### [REQUEST]
Leave out the pictures and transcribe everything else exactly.

### [DATASET SECTION]
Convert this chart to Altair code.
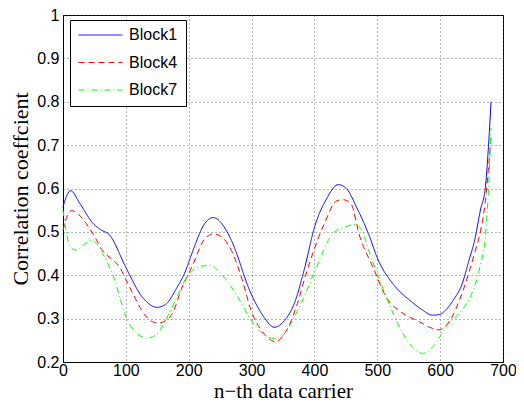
import altair as alt
import pandas as pd

# Block1 (solid blue)
b1_x = [0, 5, 12, 27, 48, 60, 74, 100, 126, 150, 165, 179, 195, 205, 226, 239, 252, 268, 299, 320, 336, 352, 368, 385, 399, 420, 438, 452, 467, 488, 500, 525, 551, 570, 588, 600, 609, 622, 635, 645, 656, 664, 672, 677, 681]
b1_y = [0.557, 0.58, 0.595, 0.565, 0.519, 0.505, 0.493, 0.418, 0.35, 0.326, 0.335, 0.366, 0.41, 0.45, 0.52, 0.533, 0.52, 0.48, 0.358, 0.303, 0.28, 0.295, 0.335, 0.42, 0.505, 0.578, 0.609, 0.598, 0.557, 0.488, 0.44, 0.38, 0.343, 0.322, 0.308, 0.31, 0.32, 0.345, 0.38, 0.43, 0.488, 0.55, 0.603, 0.7, 0.8]

# Block4 (dashed red)
b4_x = [0, 5, 14, 25, 37, 50, 63, 75, 90, 100, 111, 125, 142, 152, 160, 174, 189, 205, 226, 240, 255, 268, 285, 299, 320, 338, 350, 373, 386, 399, 416, 436, 446, 458, 472, 493, 514, 541, 567, 582, 598, 610, 619, 630, 640, 656, 664, 672, 677, 681]
b4_y = [0.503, 0.53, 0.549, 0.54, 0.519, 0.49, 0.457, 0.44, 0.419, 0.39, 0.358, 0.32, 0.293, 0.29, 0.293, 0.312, 0.37, 0.419, 0.485, 0.495, 0.485, 0.457, 0.39, 0.32, 0.265, 0.247, 0.26, 0.335, 0.4, 0.457, 0.52, 0.572, 0.574, 0.565, 0.49, 0.419, 0.35, 0.312, 0.293, 0.281, 0.274, 0.285, 0.304, 0.34, 0.38, 0.457, 0.5, 0.572, 0.65, 0.72]

# Block7 (dash-dot green)
b7_x = [0, 4, 9, 16, 22, 30, 45, 55, 63, 75, 82, 90, 100, 115, 134, 150, 168, 183, 197, 215, 236, 247, 262, 278, 299, 318, 336, 352, 368, 385, 399, 430, 450, 464, 475, 488, 504, 530, 551, 572, 593, 609, 622, 635, 646, 656, 665, 672, 677, 681]
b7_y = [0.55, 0.51, 0.475, 0.46, 0.458, 0.467, 0.48, 0.47, 0.45, 0.415, 0.39, 0.35, 0.305, 0.27, 0.255, 0.265, 0.31, 0.355, 0.396, 0.419, 0.423, 0.41, 0.385, 0.35, 0.297, 0.265, 0.254, 0.265, 0.304, 0.355, 0.404, 0.497, 0.512, 0.517, 0.505, 0.45, 0.388, 0.297, 0.243, 0.22, 0.243, 0.281, 0.3, 0.32, 0.345, 0.38, 0.43, 0.488, 0.6, 0.74]

series = ["Block1", "Block4", "Block7"]
colors = ["#0000ff", "#ff0000", "#00ff00"]
dashes = [[1, 0], [6, 4], [6, 3, 1, 3]]

rows = []
for name, xs, ys in [("Block1", b1_x, b1_y), ("Block4", b4_x, b4_y), ("Block7", b7_x, b7_y)]:
    for i, (x, y) in enumerate(zip(xs, ys)):
        rows.append({"series": name, "x": x, "y": y, "order": i})
df = pd.DataFrame(rows)

chart = alt.Chart(df).mark_line(strokeWidth=1, interpolate="monotone").encode(
    x=alt.X("x:Q", scale=alt.Scale(domain=[0, 700], nice=False),
            axis=alt.Axis(values=list(range(0, 701, 100)), title="n\u2212th data carrier")),
    y=alt.Y("y:Q", scale=alt.Scale(domain=[0.2, 1], nice=False),
            axis=alt.Axis(values=[0.2, 0.3, 0.4, 0.5, 0.6, 0.7, 0.8, 0.9, 1.0], format="~g",
                          title="Correlation coeffcient")),
    color=alt.Color("series:N", scale=alt.Scale(domain=series, range=colors),
                    legend=alt.Legend(title=None, orient="none", legendX=7, legendY=5,
                                      fillColor="white", strokeColor="black", padding=8,
                                      symbolType="stroke", symbolSize=1936, symbolStrokeWidth=1,
                                      clipHeight=14, labelFont="Liberation Sans", labelFontSize=16,
                                      labelColor="black", labelOffset=6, rowPadding=11.5)),
    strokeDash=alt.StrokeDash("series:N", scale=alt.Scale(domain=series, range=dashes), legend=None),
    order="order:Q",
).properties(
    width=440, height=347,
    padding={"left": 55, "top": 7, "right": 13, "bottom": 40},
    autosize=alt.AutoSizeParams(type="none"),
).configure_view(
    stroke="black", strokeWidth=1
).configure_axis(
    labelFont="Liberation Sans", labelFontSize=16, labelColor="black", labelFlush=False,
    titleFont="Liberation Serif", titleFontSize=22, titleFontWeight="normal", titleColor="black",
    domainColor="black", ticks=False,
    gridColor="#444", gridDash=[1, 3], gridWidth=1, gridOpacity=0.8,
).configure_axisY(titlePadding=4, labelPadding=4).configure_axisX(titlePadding=2, labelPadding=0, titleFontSize=21)

chart.save("out.html", embed_options={"renderer": "svg", "actions": False})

### [SOLUTION TO THE EXERCISE]
Convert this chart to Altair code.
import altair as alt
import pandas as pd

# Block1 (solid blue)
b1_x = [0, 5, 12, 27, 48, 60, 74, 100, 126, 150, 165, 179, 195, 205, 226, 239, 252, 268, 299, 320, 336, 352, 368, 385, 399, 420, 438, 452, 467, 488, 500, 525, 551, 570, 588, 600, 609, 622, 635, 645, 656, 664, 672, 677, 681]
b1_y = [0.557, 0.58, 0.595, 0.565, 0.519, 0.505, 0.493, 0.418, 0.35, 0.326, 0.335, 0.366, 0.41, 0.45, 0.52, 0.533, 0.52, 0.48, 0.358, 0.303, 0.28, 0.295, 0.335, 0.42, 0.505, 0.578, 0.609, 0.598, 0.557, 0.488, 0.44, 0.38, 0.343, 0.322, 0.308, 0.31, 0.32, 0.345, 0.38, 0.43, 0.488, 0.55, 0.603, 0.7, 0.8]

# Block4 (dashed red)
b4_x = [0, 5, 14, 25, 37, 50, 63, 75, 90, 100, 111, 125, 142, 152, 160, 174, 189, 205, 226, 240, 255, 268, 285, 299, 320, 338, 350, 373, 386, 399, 416, 436, 446, 458, 472, 493, 514, 541, 567, 582, 598, 610, 619, 630, 640, 656, 664, 672, 677, 681]
b4_y = [0.503, 0.53, 0.549, 0.54, 0.519, 0.49, 0.457, 0.44, 0.419, 0.39, 0.358, 0.32, 0.293, 0.29, 0.293, 0.312, 0.37, 0.419, 0.485, 0.495, 0.485, 0.457, 0.39, 0.32, 0.265, 0.247, 0.26, 0.335, 0.4, 0.457, 0.52, 0.572, 0.574, 0.565, 0.49, 0.419, 0.35, 0.312, 0.293, 0.281, 0.274, 0.285, 0.304, 0.34, 0.38, 0.457, 0.5, 0.572, 0.65, 0.72]

# Block7 (dash-dot green)
b7_x = [0, 4, 9, 16, 22, 30, 45, 55, 63, 75, 82, 90, 100, 115, 134, 150, 168, 183, 197, 215, 236, 247, 262, 278, 299, 318, 336, 352, 368, 385, 399, 430, 450, 464, 475, 488, 504, 530, 551, 572, 593, 609, 622, 635, 646, 656, 665, 672, 677, 681]
b7_y = [0.55, 0.51, 0.475, 0.46, 0.458, 0.467, 0.48, 0.47, 0.45, 0.415, 0.39, 0.35, 0.305, 0.27, 0.255, 0.265, 0.31, 0.355, 0.396, 0.419, 0.423, 0.41, 0.385, 0.35, 0.297, 0.265, 0.254, 0.265, 0.304, 0.355, 0.404, 0.497, 0.512, 0.517, 0.505, 0.45, 0.388, 0.297, 0.243, 0.22, 0.243, 0.281, 0.3, 0.32, 0.345, 0.38, 0.43, 0.488, 0.6, 0.74]

series = ["Block1", "Block4", "Block7"]
colors = ["#0000ff", "#ff0000", "#00ff00"]
dashes = [[1, 0], [6, 4], [6, 3, 1, 3]]

rows = []
for name, xs, ys in [("Block1", b1_x, b1_y), ("Block4", b4_x, b4_y), ("Block7", b7_x, b7_y)]:
    for i, (x, y) in enumerate(zip(xs, ys)):
        rows.append({"series": name, "x": x, "y": y, "order": i})
df = pd.DataFrame(rows)

chart = alt.Chart(df).mark_line(strokeWidth=1, interpolate="monotone").encode(
    x=alt.X("x:Q", scale=alt.Scale(domain=[0, 700], nice=False),
            axis=alt.Axis(values=list(range(0, 701, 100)), title="n\u2212th data carrier")),
    y=alt.Y("y:Q", scale=alt.Scale(domain=[0.2, 1], nice=False),
            axis=alt.Axis(values=[0.2, 0.3, 0.4, 0.5, 0.6, 0.7, 0.8, 0.9, 1.0], format="~g",
                          title="Correlation coeffcient")),
    color=alt.Color("series:N", scale=alt.Scale(domain=series, range=colors),
                    legend=alt.Legend(title=None, orient="none", legendX=7, legendY=5,
                                      fillColor="white", strokeColor="black", padding=8,
                                      symbolType="stroke", symbolSize=1936, symbolStrokeWidth=1,
                                      clipHeight=14, labelFont="Liberation Sans", labelFontSize=16,
                                      labelColor="black", labelOffset=6, rowPadding=11.5)),
    strokeDash=alt.StrokeDash("series:N", scale=alt.Scale(domain=series, range=dashes), legend=None),
    order="order:Q",
).properties(
    width=440, height=347,
    padding={"left": 55, "top": 7, "right": 13, "bottom": 40},
    autosize=alt.AutoSizeParams(type="none"),
).configure_view(
    stroke="black", strokeWidth=1
).configure_axis(
    labelFont="Liberation Sans", labelFontSize=16, labelColor="black", labelFlush=False,
    titleFont="Liberation Serif", titleFontSize=22, titleFontWeight="normal", titleColor="black",
    domainColor="black", ticks=False,
    gridColor="#444", gridDash=[1, 3], gridWidth=1, gridOpacity=0.8,
).configure_axisY(titlePadding=4, labelPadding=4).configure_axisX(titlePadding=2, labelPadding=0, titleFontSize=21)

chart.save("out.html", embed_options={"renderer": "svg", "actions": False})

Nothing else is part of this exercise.